Loin du thème de cette journée, ces échanges, vifs et éprouvants, ont été les prémices de ce qui se passera au Mali lorsque la Commission Dialogue et Réconciliation aura commencé son travail. Ils ont prouvé, une fois de plus, que les divergences d’interprétation de l’Histoire et de la situation économique et sociale du pays, sont grandes.
À l’heure de la reconstruction, il faut, cette fois-ci, que les populations puissent faire un travail de fond pour se réconcilier.

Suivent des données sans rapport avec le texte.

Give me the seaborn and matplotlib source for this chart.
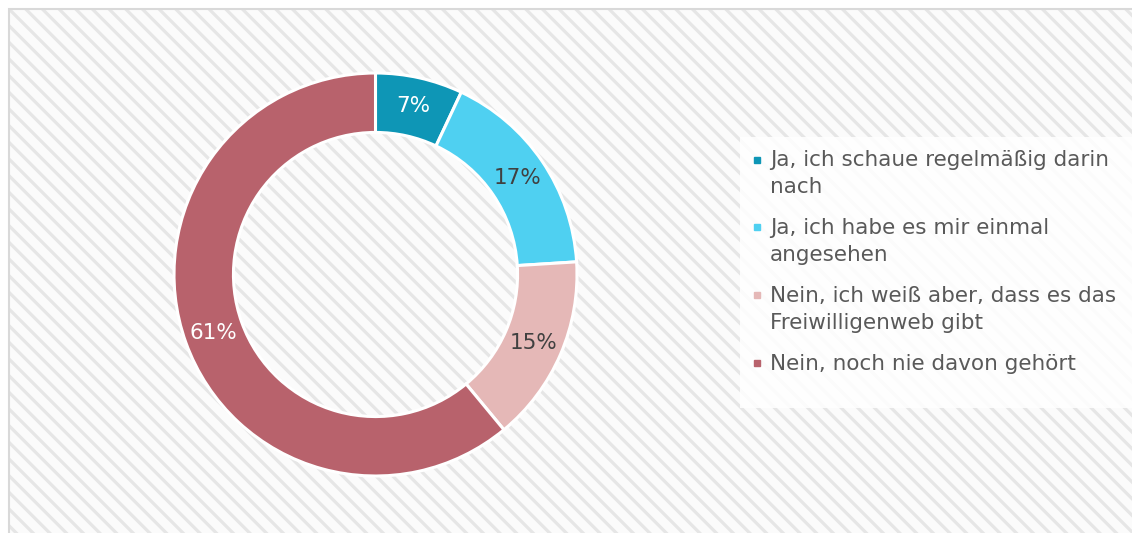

Les traditionnelles alliances trans-communautaires et le principe de Sanankouya, les fameuses plaisanteries de cousinage, si chers au cœur des Maliens, ne suffiront pas à guérir les plaies, car il reste trop de pus à l’intérieur, et depuis trop longtemps, pour qu’elles puissent se refermer définitivement. Il faudra que les responsabilités, historiques et récentes, soient reconnues, commune par commune, région par région, afin d’éviter toute nouvelle tentative de réécrire l’Histoire. Une vigilance absolue sera nécessaire, afin que cette volonté de réconciliation ne soit manipulée politiquement pour écarter tel ou tel groupe ou opposant, ou pour amnistier certains «amis».
L’autre condition essentielle à la réconciliation est «l’effacement progressif des différences entre le Nous et les Autres», comme l’a dit Rehana Vally, au sujet de l’Afrique du Sud, car il permettra à chaque Malienne, à chaque Malien, de comprendre que ce que le sociologue John Brown Childs appelle «l’action commune des différentes populations, fièrement enracinées dans la richesse de leur propre identité» est le seul moyen de lutter efficacement contre la détresse économique, la corruption et l’injustice sociale dont ont toujours souffert toutes les populations, de Kayes à Kidal.